A Robust Learning Rule for Soft-Bounded Memristive Synapses Competitive with Supervised Learning in Standard Spiking Neural Networks

TL;DR

This paper introduces a new supervised learning algorithm for memristive synapses in spiking neural networks, demonstrating their potential to efficiently approximate complex functions in brain-inspired computing.

Contribution

It presents a novel learning rule for memristive synapses that enables effective function approximation in spiking neural networks, bridging hardware and computational neuroscience.

Findings

Memristive synapses can match ideal linear synapses in function learning.

The proposed method is implemented in the Nengo simulator.

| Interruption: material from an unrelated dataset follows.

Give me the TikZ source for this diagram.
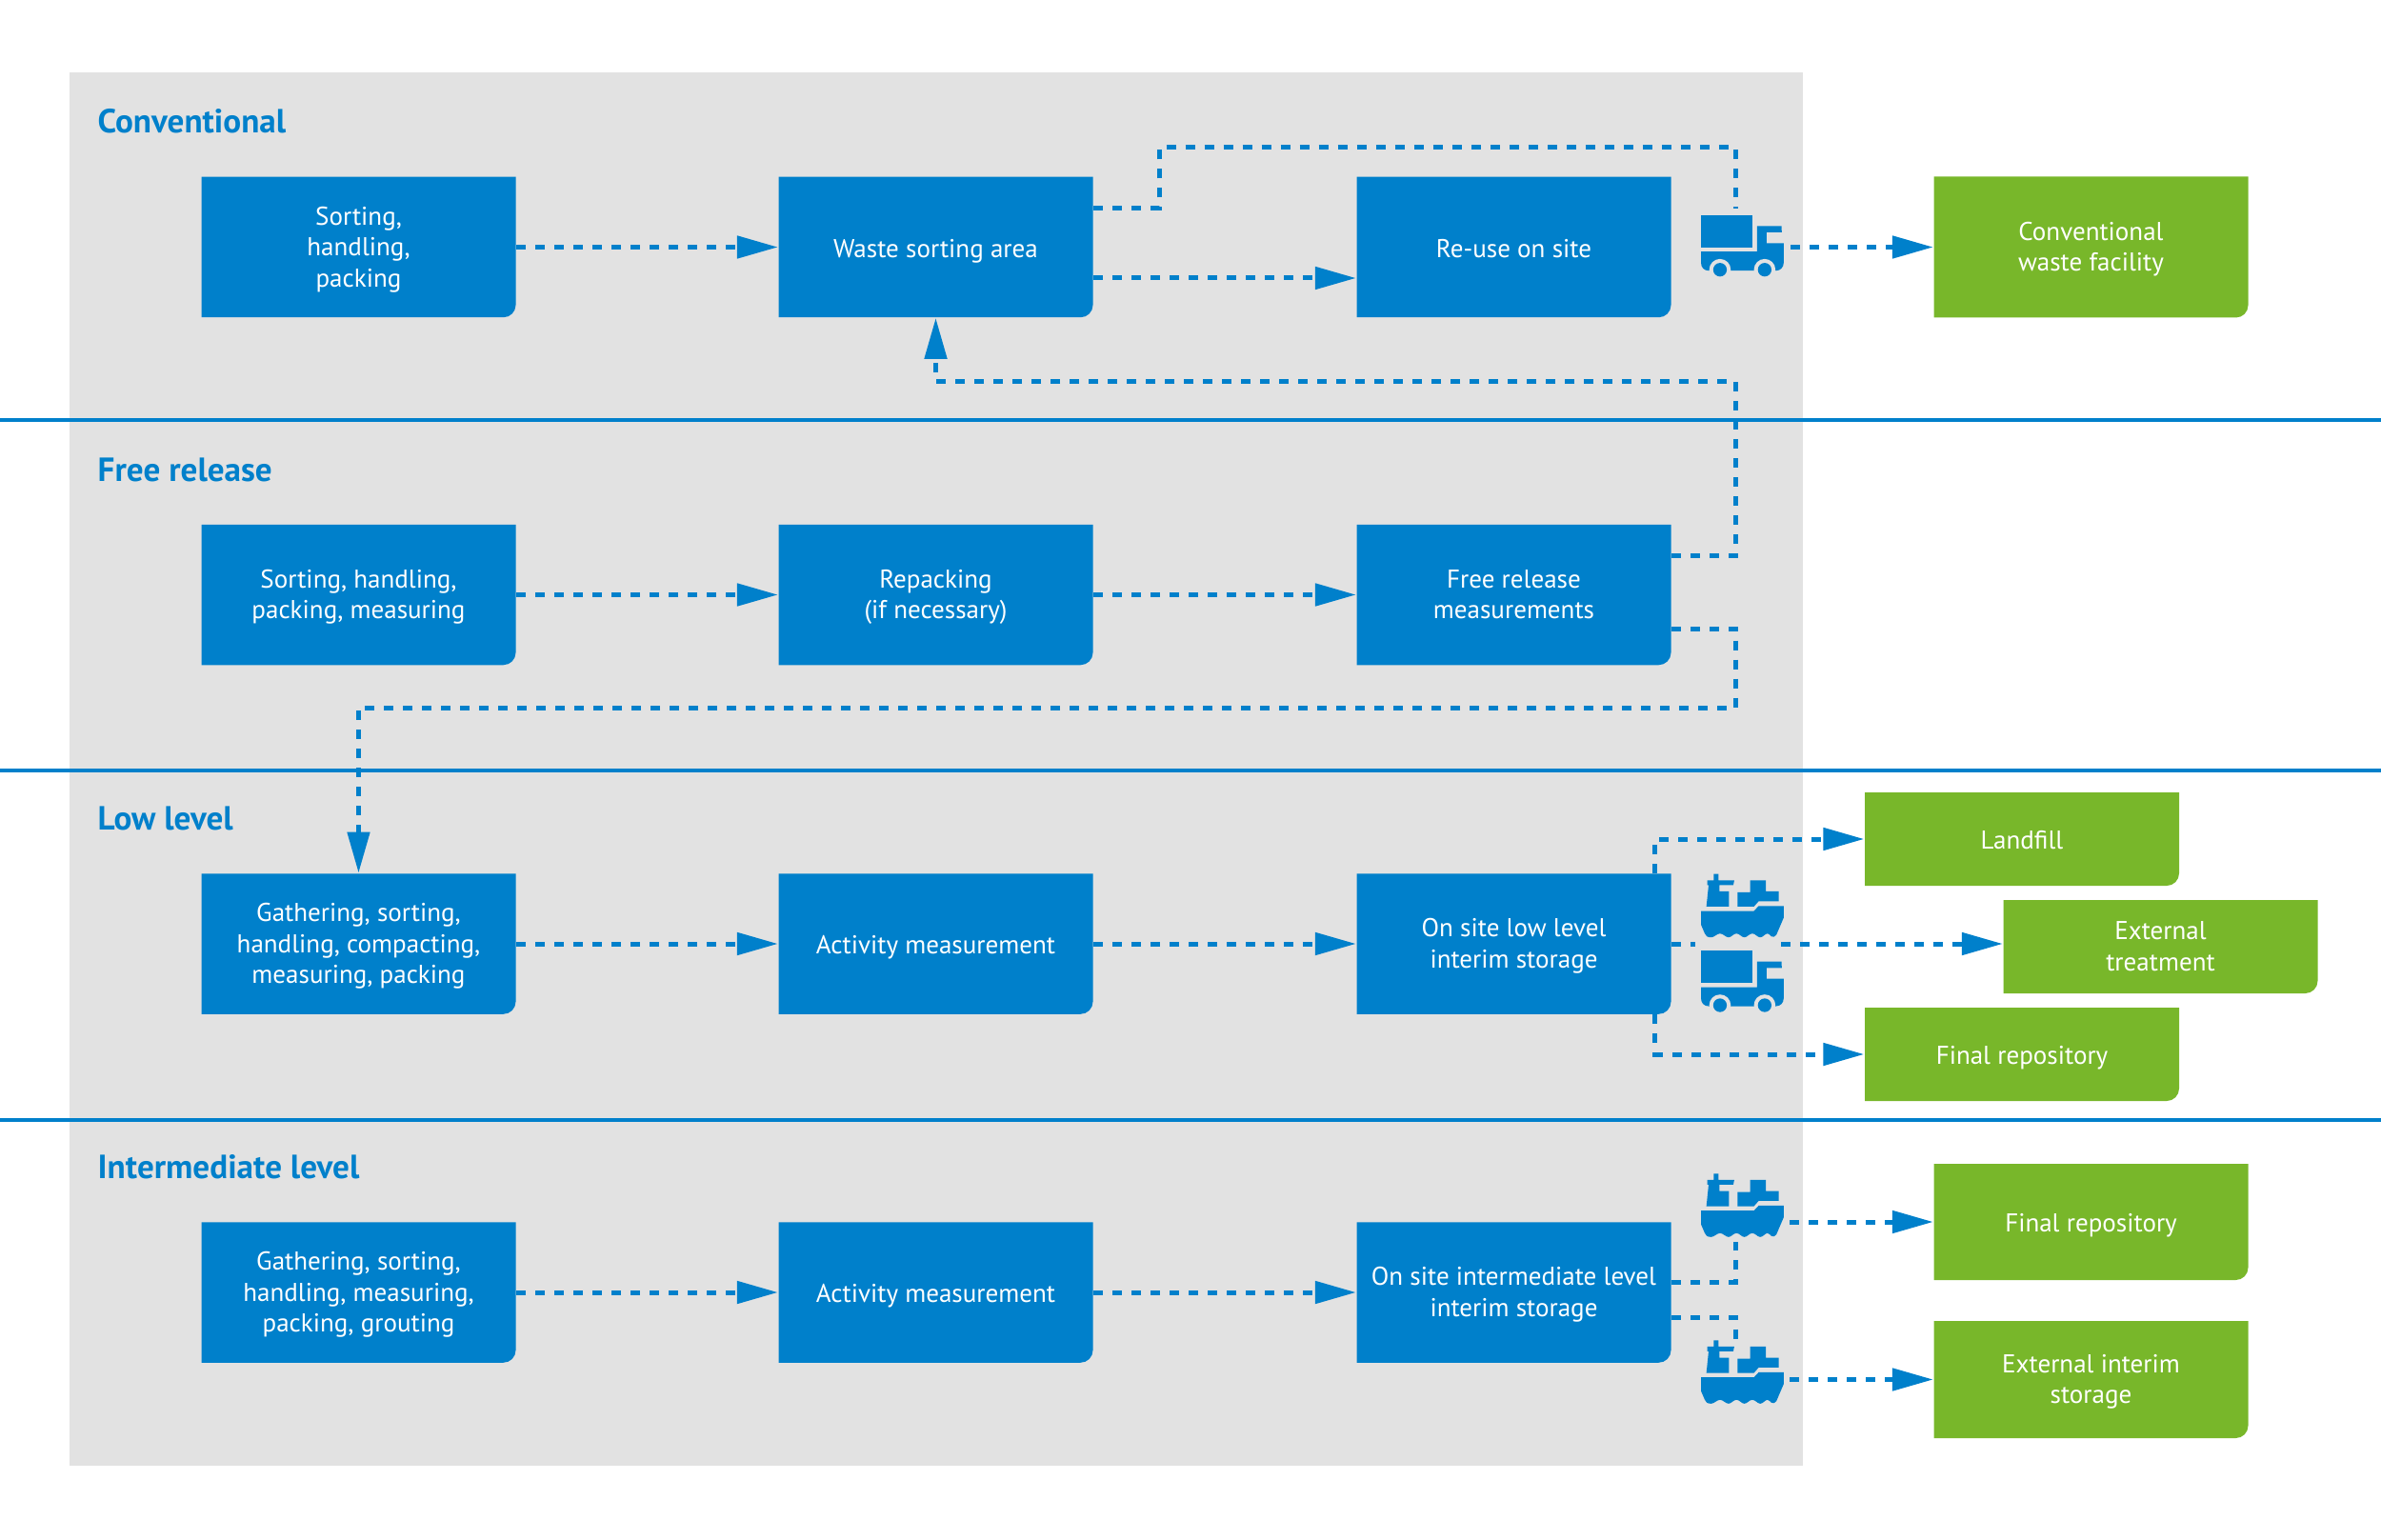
\documentclass[tikz,border=0pt]{standalone}
\usepackage{fontspec}
\setmainfont{PT Sans}
\usepackage{xcolor}
\usetikzlibrary{calc}
\usetikzlibrary{arrows.meta}
\definecolor{wasteblue}{HTML}{0080CB}
\definecolor{wastegreen}{HTML}{78B72A}
\definecolor{panelgrey}{HTML}{E2E2E2}
\tikzset{
    flow/.style={wasteblue, line width=.05cm, dash pattern=on .1cm off .1cm},
    flowtip/.style={flow, -{Triangle[length=.43cm,width=.23cm]}},
    boxtext/.style={text=white, align=center, inner sep=0pt, font=\fontsize{7.7}{9.25}\selectfont, execute at begin node=\strut, execute at end node=\strut},
    heading/.style={text=wasteblue, anchor=west, inner sep=0pt, font=\fontsize{10}{12}\selectfont\bfseries},
    truck/.pic={
        \begin{scope}[x=.003333cm,y=-.003333cm]
        \fill[wasteblue] (0,0) rectangle (162,102);
        \fill[wasteblue] (0,115) -- (177,115) -- (177,34) -- (254,34) -- (255,54) -- (207,54) -- (207,88) -- (261,88) -- (261,150) .. controls (261,165) and (250,175) .. (237,175) -- (24,175) .. controls (10,175) and (0,165) .. (0,150) -- cycle;
        \fill[panelgrey] (60,172) circle (34) (201,172) circle (34);
        \fill[wasteblue] (60,172) circle (21.5) (201,172) circle (21.5);
        \end{scope}
    },
    ship/.pic={
        \begin{scope}[x=.003333cm,y=-.003333cm]
        \fill[wasteblue] (40,0) -- (55,0) -- (55,20) -- (105,20) -- (102,35) -- (58,35) -- (58,55) -- (88,55) -- (88,103) -- (17,103) -- (24,35) -- (20,35) -- (20,20) -- (40,20) -- cycle;
        \fill[wasteblue] (115,58) -- (155,58) -- (155,20) -- (205,20) -- (205,55) -- (245,55) -- (245,86) -- (182,86) -- (167,103) -- (115,103) -- cycle;
        \fill[wasteblue] (0,117) -- (167,117) -- (182,101) -- (261,101) -- (261,138) -- (238,192) .. controls (235,199) and (226,200) .. (222,197) .. controls (218,193) and (214,188) .. (210,188) .. controls (202,188) and (196,200) .. (187,200) .. controls (178,200) and (172,188) .. (162,188) .. controls (152,188) and (146,200) .. (137,200) .. controls (128,200) and (122,188) .. (112,188) .. controls (102,188) and (96,200) .. (87,200) .. controls (78,200) and (70,188) .. (60,188) .. controls (50,188) and (42,200) .. (32,200) .. controls (20,200) and (15,196) .. (12,188) -- (0,160) -- cycle;
        \end{scope}
    }
}

\begin{document}
\begin{tikzpicture}[x=1cm,y=-1cm]
\useasboundingbox (0,0) rectangle (25,16.17);
\fill[panelgrey] (.73,.765) rectangle (18.93,15.39);
\foreach \y in {4.41,8.085,11.76}{
    \draw[wasteblue, line width=.04cm] (0,\y) -- (25,\y);
}
\foreach \y/\p/\labeltext in {1.275/headconv/{Conventional}, 4.935/headfree/{Free release}, 8.595/headlow/{Low level}, 12.255/headinter/{Intermediate level}}{
    \node[heading] (\p) at (1.02,\y) {\labeltext};
}
\foreach \x/\y/\p/\labeltext in {3.765/2.595/conva/{Sorting,\\handling,\\packing}, 9.825/2.595/convb/{Waste sorting area}, 15.895/2.595/convc/{Re-use on site}, 3.765/6.245/freea/{Sorting, handling,\\packing, measuring}, 9.825/6.245/freeb/{Repacking\\(if necessary)}, 15.895/6.245/freec/{Free release\\measurements}, 3.765/9.91/lowa/{Gathering, sorting,\\handling, compacting,\\measuring, packing}, 9.825/9.91/lowb/{Activity measurement}, 15.895/9.91/lowc/{On site low level\\interim storage}, 3.765/13.57/intera/{Gathering, sorting,\\handling, measuring,\\packing, grouting}, 9.825/13.57/interb/{Activity measurement}, 15.895/13.57/interc/{On site intermediate level\\interim storage}}{
    \fill[wasteblue] (\x-1.65,\y-.7375) -- (\x+1.65,\y-.7375) [rounded corners=.13cm] -- (\x+1.65,\y+.7375) [sharp corners] -- (\x-1.65,\y+.7375) -- cycle;
    \node[inner sep=0pt, minimum width=3.3cm, minimum height=1.475cm] (\p) at (\x,\y) {};
    \node[boxtext] (\p-text) at (\x,\y+.043) {\labeltext};
}
\foreach \x/\y/\h/\p/\labeltext in {21.955/2.595/1.48/convgreen/{Conventional\\waste facility}, 21.23/8.81/.98/landfill/{Landfill}, 22.685/9.94/.98/exttreat/{External\\treatment}, 21.23/11.07/.98/finallow/{Final repository}, 21.955/12.83/1.22/finalinter/{Final repository}, 21.955/14.485/1.23/extstore/{External interim\\storage}}{
    \fill[wastegreen] (\x-1.65,\y-.5*\h) -- (\x+1.65,\y-.5*\h) [rounded corners=.13cm] -- (\x+1.65,\y+.5*\h) [sharp corners] -- (\x-1.65,\y+.5*\h) -- cycle;
    \node[inner sep=0pt, minimum width=3.3cm, minimum height=\h cm] (\p) at (\x,\y) {};
    \node[boxtext] (\p-text) at (\x,\y+.043) {\labeltext};
}
\foreach \x/\y/\p in {18.225/2.19/truckup, 18.80/2.595/truckout, 17.80/9.91/lowgapa, 18.70/9.91/lowgapb, 18.225/13.04/shipdown, 18.225/14.07/shipup, 18.79/12.83/shipaout, 18.79/14.485/shipbout}{
    \coordinate (\p) at (\x,\y);
}
\pic at (17.86,2.26) {truck};
\pic at (17.86,9.177) {ship};
\pic at (17.86,9.983) {truck};
\pic at (17.86,12.323) {ship};
\pic at (17.86,14.073) {ship};
\draw[flowtip] (conva.east) -- (convb.west);
\draw[flowtip] (convb.east |- 0,2.92) -- (convc.west |- 0,2.92);
\draw[flow] ([yshift=.41cm]convb.east) -- ++(.69,0) -- ++(0,-.635) -| (truckup);
\draw[flowtip] (truckout) -- (convgreen.west);
\draw[flowtip] ([yshift=.41cm]freec.east) -- ++(.675,0) -- ++(0,-1.83) -| (convb.south);
\draw[flowtip] (freea.east) -- (freeb.west);
\draw[flowtip] (freeb.east) -- (freec.west);
\draw[flowtip] ([yshift=-.355cm]freec.east) -- ++(.675,0) -- ++(0,.83) -| (lowa.north);
\draw[flowtip] (lowa.east) -- (lowb.west);
\draw[flowtip] (lowb.east) -- (lowc.west);
\draw[flowtip] ([xshift=-.175cm]lowc.north east) |- (landfill.west);
\draw[flowtip] ([xshift=-.175cm]lowc.south east) |- (finallow.west);
\draw[flow] (lowc.east) -- (lowgapa);
\draw[flowtip] (lowgapb) -- (lowgapb -| exttreat.west);
\draw[flowtip] (intera.east) -- (interb.west);
\draw[flowtip] (interb.east) -- (interc.west);
\draw[flow] ([yshift=.11cm]interc.east) -| (shipdown);
\draw[flow] ([yshift=-.26cm]interc.east) -| (shipup);
\draw[flowtip] (shipaout) -- (finalinter.west);
\draw[flowtip] (shipbout) -- (extstore.west);
\end{tikzpicture}
\end{document}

Memristive devices are viable for brain-inspired computational systems.

Abstract

Memristive devices are a class of circuit elements that shows great promise as future building block for brain-inspired computing. One influential view in theoretical neuroscience sees the brain as a function-computing device: given input signals, the brain applies a function in order to generate new internal states and motor outputs. Therefore, being able to approximate functions is a fundamental axiom to build upon for future brain research and to derive more efficient computational machines. In this work we apply a novel supervised learning algorithm - based on controlling niobium-doped strontium titanate memristive synapses - to learning non-trivial multidimensional functions. By implementing our method into the spiking neural network simulator Nengo, we show that we are able to at least match the performance obtained when using ideal, linear synapses and - in doing so - that this kind of memristive device can be harnessed as computational substrate to move towards more efficient, brain-inspired computing.